Bravant les systèmes de sécurité sophistiqués, le code pénal, les règles de morale et les principes élémentaires de notre civilisation, de redoutables monte-en-l’air se sont subrepticement introduits il y a quelques jours dans le très respecté Jardin Botanique de Londres, se sont dirigés d’un pas sûr vers la serre Prince de Galles (inviolée depuis le départ de la regrettée Lady Diana) avant de se précipiter sur l’objet de l’effraction : un mini-nénuphar dont la mignonne et innocente petite fleur jaune, toute menue, se mit à sourire, en les voyant approcher, tel un nouveau-né qui vient de téter sa mère.

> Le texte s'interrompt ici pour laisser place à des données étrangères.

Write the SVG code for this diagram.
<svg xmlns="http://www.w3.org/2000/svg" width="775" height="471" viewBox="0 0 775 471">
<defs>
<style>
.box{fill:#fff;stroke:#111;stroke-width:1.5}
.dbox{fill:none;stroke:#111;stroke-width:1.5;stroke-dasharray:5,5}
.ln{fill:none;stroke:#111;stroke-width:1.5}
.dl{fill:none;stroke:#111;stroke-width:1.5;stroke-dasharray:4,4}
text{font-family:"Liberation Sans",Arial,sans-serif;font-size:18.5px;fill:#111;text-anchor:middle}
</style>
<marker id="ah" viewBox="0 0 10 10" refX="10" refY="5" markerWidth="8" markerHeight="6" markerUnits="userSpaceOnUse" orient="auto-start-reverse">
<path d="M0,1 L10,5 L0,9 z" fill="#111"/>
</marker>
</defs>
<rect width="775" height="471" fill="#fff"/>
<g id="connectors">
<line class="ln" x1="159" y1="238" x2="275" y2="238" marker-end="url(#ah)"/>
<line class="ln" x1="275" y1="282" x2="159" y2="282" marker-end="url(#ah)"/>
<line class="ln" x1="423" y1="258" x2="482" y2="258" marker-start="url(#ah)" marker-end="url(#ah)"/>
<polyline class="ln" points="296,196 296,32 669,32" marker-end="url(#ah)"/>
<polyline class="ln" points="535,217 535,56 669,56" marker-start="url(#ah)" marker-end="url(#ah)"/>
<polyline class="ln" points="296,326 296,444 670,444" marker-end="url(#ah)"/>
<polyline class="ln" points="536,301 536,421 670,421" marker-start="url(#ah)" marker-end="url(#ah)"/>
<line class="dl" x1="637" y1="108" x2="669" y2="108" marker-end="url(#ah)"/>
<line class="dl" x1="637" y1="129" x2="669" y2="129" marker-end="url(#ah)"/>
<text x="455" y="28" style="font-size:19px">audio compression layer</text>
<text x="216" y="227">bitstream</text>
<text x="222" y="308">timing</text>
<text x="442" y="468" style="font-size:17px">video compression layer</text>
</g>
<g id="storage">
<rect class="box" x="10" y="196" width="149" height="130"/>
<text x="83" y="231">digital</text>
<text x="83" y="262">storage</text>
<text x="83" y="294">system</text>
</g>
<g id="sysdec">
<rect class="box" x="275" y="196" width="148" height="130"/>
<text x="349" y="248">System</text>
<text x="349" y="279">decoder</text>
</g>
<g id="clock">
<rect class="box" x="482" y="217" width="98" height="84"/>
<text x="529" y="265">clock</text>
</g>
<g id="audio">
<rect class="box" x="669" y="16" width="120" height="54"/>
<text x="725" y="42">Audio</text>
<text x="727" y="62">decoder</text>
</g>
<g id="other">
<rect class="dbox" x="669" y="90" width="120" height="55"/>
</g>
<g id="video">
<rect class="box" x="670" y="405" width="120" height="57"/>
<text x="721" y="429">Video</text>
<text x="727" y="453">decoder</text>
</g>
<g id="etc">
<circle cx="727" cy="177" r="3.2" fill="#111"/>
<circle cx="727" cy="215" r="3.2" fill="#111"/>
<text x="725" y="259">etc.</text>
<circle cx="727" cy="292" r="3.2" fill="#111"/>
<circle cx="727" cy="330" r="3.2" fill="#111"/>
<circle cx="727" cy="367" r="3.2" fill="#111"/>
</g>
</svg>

D’un mouvement adroit, l’un des malandrins s’empara de la plante et de ses racines (un jardinier professionnel, c’est évident) tandis que l’autre ouvrait la boîte métallique spécialement équipée (chauffage et aération) pour l’opération pendant que leur complice, posté à la porte de la serre, juste sous un buste du prince Charles, l’air boudeur, grognait entre ses dents « Hurry up, guys ! Hurry up! » (il parlait anglais pour passer inaperçu).

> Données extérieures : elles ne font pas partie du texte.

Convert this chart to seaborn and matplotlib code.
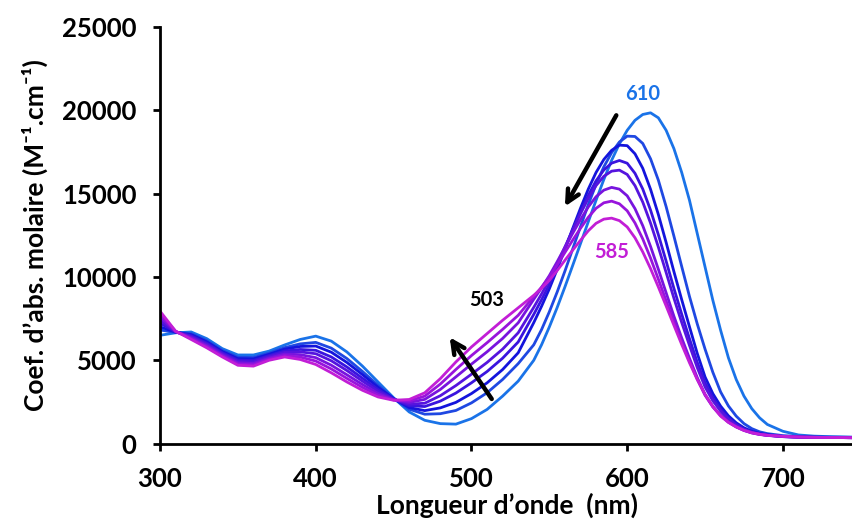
import numpy as np
import pandas as pd
import matplotlib
matplotlib.use('Agg')
import matplotlib.pyplot as plt
import seaborn as sns

# longueurs d'onde (nm) : pas de 10 nm, pas de 5 nm dans la bande visible
nm = list(range(300, 540, 10)) + list(range(540, 690, 5)) + list(range(690, 751, 10))

# spectres (M-1.cm-1), du bleu (610) au magenta (585)
s610 = [6500, 6650, 6700, 6300, 5700, 5320, 5320, 5550, 5920, 6250, 6450, 6150, 5500, 4650, 3700, 2750,
        1900, 1400, 1200, 1170, 1500, 2050, 2850, 3750,
        5000, 5930, 7000, 8160, 9400, 10690, 12000, 13310, 14600, 15850, 17000, 17990, 18800, 19400, 19750,
        19850, 19550, 18800, 17700, 16270, 14600, 12600, 10600, 8600, 6800, 5150, 3850, 2850, 2100, 1550,
        1150, 740, 520, 450, 420, 400, 380]
s603 = [6820, 6670, 6600, 6180, 5590, 5180, 5170, 5430, 5760, 5985, 6075, 5730, 5105, 4330, 3500, 2715,
        2065, 1765, 1795, 1990, 2445, 3050, 3850, 4800,
        5930, 6840, 7910, 9090, 10350, 11680, 13020, 14340, 15560, 16610, 17460, 18100, 18450, 18430, 18010,
        17090, 15810, 14220, 12450, 10630, 8830, 7180, 5670, 4280, 3100, 2260, 1650, 1200, 900, 710,
        600, 480, 430, 400, 390, 380, 370]
s598 = [7010, 6685, 6540, 6110, 5525, 5100, 5085, 5360, 5670, 5830, 5855, 5485, 4870, 4140, 3385, 2700,
        2165, 1980, 2145, 2475, 3005, 3645, 4445, 5450,
        7260, 8240, 9290, 10450, 11670, 12910, 14125, 15270, 16270, 17050, 17600, 17910, 17880, 17390, 16520,
        15260, 13750, 12070, 10320, 8640, 7010, 5410, 4000, 3000, 2250, 1670, 1250, 950, 750, 620,
        540, 430, 400, 385, 375, 365, 355]
s596 = [7225, 6700, 6475, 6025, 5450, 5010, 4985, 5275, 5560, 5650, 5600, 5200, 4600, 3925, 3250, 2675,
        2275, 2225, 2550, 3035, 3650, 4325, 5125, 6100,
        7755, 8630, 9565, 10610, 11710, 12820, 13890, 14900, 15770, 16420, 16830, 16990, 16825, 16220, 15275,
        14010, 12540, 10950, 9315, 7770, 6295, 4880, 3650, 2740, 2050, 1530, 1150, 880, 700, 590,
        520, 420, 395, 380, 370, 360, 350]
s594 = [7400, 6710, 6420, 5960, 5390, 4935, 4905, 5210, 5475, 5505, 5395, 4970, 4385, 3750, 3140, 2655,
        2365, 2425, 2875, 3485, 4165, 4870, 5670, 6650,
        8180, 8980, 9830, 10790, 11800, 12810, 13790, 14710, 15485, 16040, 16350, 16410, 16150, 15480, 14490,
        13230, 11795, 10270, 8725, 7270, 5890, 4560, 3400, 2570, 1950, 1460, 1100, 850, 680, 570,
        500, 420, 390, 375, 365, 360, 350]
s592 = [7600, 6725, 6360, 5880, 5320, 4850, 4810, 5130, 5375, 5340, 5160, 4705, 4130, 3550, 3015, 2635,
        2470, 2655, 3250, 4005, 4770, 5510, 6310, 7250,
        8660, 9350, 10080, 10910, 11770, 12620, 13440, 14200, 14815, 15210, 15375, 15270, 14870, 14100, 13075,
        11830, 10465, 9050, 7645, 6340, 5120, 3960, 2950, 2230, 1700, 1290, 1000, 790, 640, 550,
        490, 420, 390, 375, 365, 360, 350]
s591 = [7780, 6740, 6300, 5820, 5260, 4775, 4730, 5065, 5285, 5195, 4955, 4480, 3915, 3375, 2910, 2620,
        2560, 2850, 3575, 4450, 5285, 6055, 6855, 7700,
        8830, 9390, 10000, 10720, 11470, 12210, 12920, 13580, 14120, 14450, 14550, 14390, 13970, 13240, 12280,
        11130, 9870, 8570, 7285, 6090, 4960, 3860, 2900, 2200, 1680, 1300, 1020, 810, 660, 560,
        500, 430, 395, 380, 370, 360, 350]
s585 = [7950, 6750, 6250, 5750, 5200, 4700, 4650, 5000, 5200, 5050, 4750, 4250, 3700, 3200, 2800, 2600,
        2650, 3050, 3900, 4900, 5800, 6600, 7400, 8150,
        8900, 9320, 9800, 10380, 11000, 11610, 12200, 12770, 13220, 13470, 13530, 13380, 13000, 12350, 11500,
        10500, 9400, 8260, 7100, 5950, 4850, 3840, 2950, 2220, 1650, 1270, 1000, 790, 650, 560,
        500, 440, 400, 380, 370, 360, 350]

series = [s610, s603, s598, s596, s594, s592, s591, s585]
noms = ['610', '603', '598', '596', '594', '592', '591', '585']
couleurs = ['#1a73e8', '#1f48e2', '#1414dc', '#3a14de', '#5514de', '#7814de', '#9814dc', '#c21ed6']

df = pd.concat([pd.DataFrame({'nm': nm, 'eps': s, 'courbe': n}) for s, n in zip(series, noms)])

sns.set_theme(style='white')
plt.rcParams['font.family'] = ['Lato', 'DejaVu Sans']
plt.rcParams['font.weight'] = 'bold'
plt.rcParams['text.color'] = 'black'
plt.rcParams['axes.labelcolor'] = 'black'

fig = plt.figure(figsize=(8.53, 5.25), dpi=100)
ax = fig.add_axes([0.1876, 0.155, 0.8124, 0.7936])

sns.lineplot(data=df, x='nm', y='eps', hue='courbe', hue_order=noms, palette=couleurs,
             estimator=None, legend=False, lw=2.0, ax=ax)

ax.set_xlim(300, 745)
ax.set_ylim(0, 25000)
ax.set_xticks([300, 400, 500, 600, 700])
ax.set_yticks([0, 5000, 10000, 15000, 20000, 25000])
for sp in ['top', 'right']:
    ax.spines[sp].set_visible(False)
for sp in ['left', 'bottom']:
    ax.spines[sp].set_color('black')
    ax.spines[sp].set_linewidth(2)
ax.tick_params(axis='both', direction='out', length=5, width=2, color='black',
               labelsize=18.5, labelcolor='black')
ax.tick_params(axis='x', pad=12, bottom=True)
ax.tick_params(axis='y', pad=12, left=True)
for lab in ax.get_xticklabels() + ax.get_yticklabels():
    lab.set_fontweight('bold')

ax.set_xlabel('Longueur d’onde  (nm)', fontsize=19, fontweight='bold', color='black', labelpad=1)
ax.set_ylabel('Coef. d’abs. molaire (M⁻¹.cm⁻¹)', fontsize=19, fontweight='bold', color='black',
              labelpad=10)

# fleches et annotations
fleche = dict(arrowstyle='->', lw=3.2, color='black', mutation_scale=22, shrinkA=0, shrinkB=0)
ax.annotate('', xy=(560, 14230), xytext=(593, 19700), arrowprops=fleche)
ax.annotate('', xy=(486, 6380), xytext=(513, 2680), arrowprops=fleche)
ax.text(610, 21000, '610', color='#1a73e8', fontsize=14.5, fontweight='bold', ha='center', va='center')
ax.text(590, 11470, '585', color='#c21ed6', fontsize=14.5, fontweight='bold', ha='center', va='center')
ax.text(510, 8590, '503', color='black', fontsize=14.5, fontweight='bold', ha='center', va='center')

fig.savefig('out.png', dpi=100)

Au moment où le petit nénuphar comprit ce qui était en train de se passer, il voulut pousser un cri mais, trop tard, déjà le couvercle se refermait sur sa mignonne petite frimousse.
D’ailleurs, en quelle langue aurait-il protesté ? Et qui l’aurait compris alors qu’il ne s’exprimait qu’en kinyarwanda ?

Car, ce que les cambrioleurs venaient de dérober, c’était la plante la plus précieuse, la plus extraordinaire du Jardin Botanique de Londres (et même du monde), le seul des deux exemplaires connus du nénuphar nain du Rwanda.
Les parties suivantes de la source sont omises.